Ketua DPP NasDem, Irma Suryani Chaniago, mengatakan bahwa nama-nama kandidat yang akan muncul di Rakernas adalah mereka yang ramai disebut dalam berbagai survei: Anies Baswedan, Ganjar Pranowo, Prabowo Subianto, Erick Thohir, Puan Maharani, dan Andika Perkasa.
“Dari obrolan [kader] dan elektabilitas [tokoh], mengerucut ke enam orang itu,” ujar Irma.
Nama Andika Perkasa muncul sebagai representasi militer selain Prabowo. Ia dianggap bisa memenuhi keinginan sebagian masyarakat yang rindu akan sosok pemimpin militer. Dus, Andika menjadi wajah segar ketimbang Prabowo.
Dalam memutuskan tiga kandidat capres di Rakernas nanti, kata Irma, NasDem memiliki pertimbangan khusus soal elektabilitas. Pertama, kandidat dengan elektabilitas tinggi tapi stagnan; kedua, kandidat dengan elektabilitas tinggi dan berpotensi naik terus; ketiga, kandidat dengan elektabilitas rendah tapi diprediksi meningkat dua tahun ke depan.
“Semua itu menjadi kalkulasi,” ujar Irma.
NasDem sengaja menjaring capres sejak dini—dua tahun sebelum gelaran Pilpres 2024. Menurut Irma, partainya memang selalu terdepan dalam proses politik, termasuk Pilpres.
“Politik memang dinamis, tapi NasDem lugas.
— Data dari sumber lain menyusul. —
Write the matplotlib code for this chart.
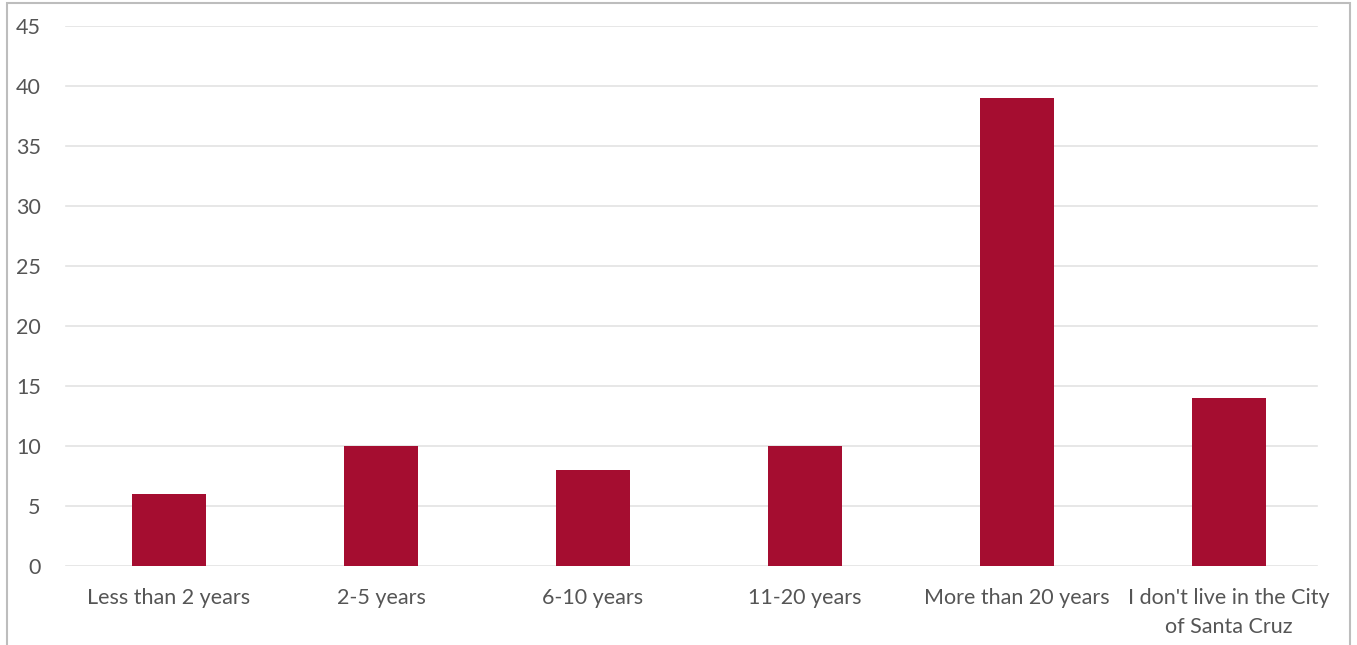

Kami biasa ambil keputusan cepat, tapi tidak asal. [Masing-masing nama calon] ukur elektabilitasnya, modal sosialnya, dan visi misinya,” kata Irma.
Willy menambahkan, NasDem juga ingin menghindari sistem last minute yang hampir selalu terjadi dalam proses politik di Indonesia. Misalnya, kandidat capres yang diusung partai baru terkuak jelang pendaftaran ke KPU. Padahal, masyarakat perlu waktu lebih lama untuk menilai kandidat agar tak seperti membeli kucing dalam karung.
“Ini juga proses edukasi politik. Kalau sedini mungkin partai dan gabungan partai sudah memilih capres, pasti sosialisasinya jadi bagus. Proses membangun kesenyawaan menjadi lebih solid. Kalau enggak, transaksional terus,” kata Willy.
Di luar itu, NasDem tentu berharap kandidat yang mereka usung sejak awal dapat memberikan efek ekor jas (cottail effect) yang ikut mengerek perolehan suara partai. Tujuannya jelas: NasDem ingin memenangkan pemilu.
Gerak NasDem ini dinilai Direktur Eksekutif LSI Djayadi Hanan memungkinkan terbentuknya tiga poros koalisi pada Pilpres 2024. Ia memprediksi NasDem berkoalisi dengan PKS dan Demokrat. Sementara dua poros lain adalah PDIP-Gerindra dan Golkar-PAN-PPP.
NasDem diprediksi berkoalisi dengan PKS dan Demokrat karena ketiga partai ini dianggap akan sama-sama sulit berkoalisi dengan PDIP. Demokrat tak bisa berkoalisi dengan PDIP karena perkara personal antara SBY dan Megawati di masa lalu, sedangkan PKS berbeda ideologi dengan PDIP.
NasDem juga dipandang sulit berkoalisi dengan Gerindra karena NasDem tak ingin memilih ketua umum parpol sebagai kandidat, sedangkan Gerindra kemungkinan bakal kembali mencalonkan Prabowo.
“Berkaca dari sejarah, akan ada rivalitas cukup kuat antara Surya Paloh dengan Prabowo,” kata Djayadi.
Dengan peta tersebut, Djayadi memprediksi NasDem bakal memilih Anies Baswedan sebagai capres, sebab Anies juga akan diterima Demokrat dan PKS.
Djayadi juga yakin nama Ganjar Pranowo akan masuk ke dalam tiga kandidat yang diajukan ke Paloh. Sementara satu nama lagi, menurutnya, “Bisa siapa saja, Andika Perkasa atau Erick Thohir. Ini untuk calon wakil presiden.”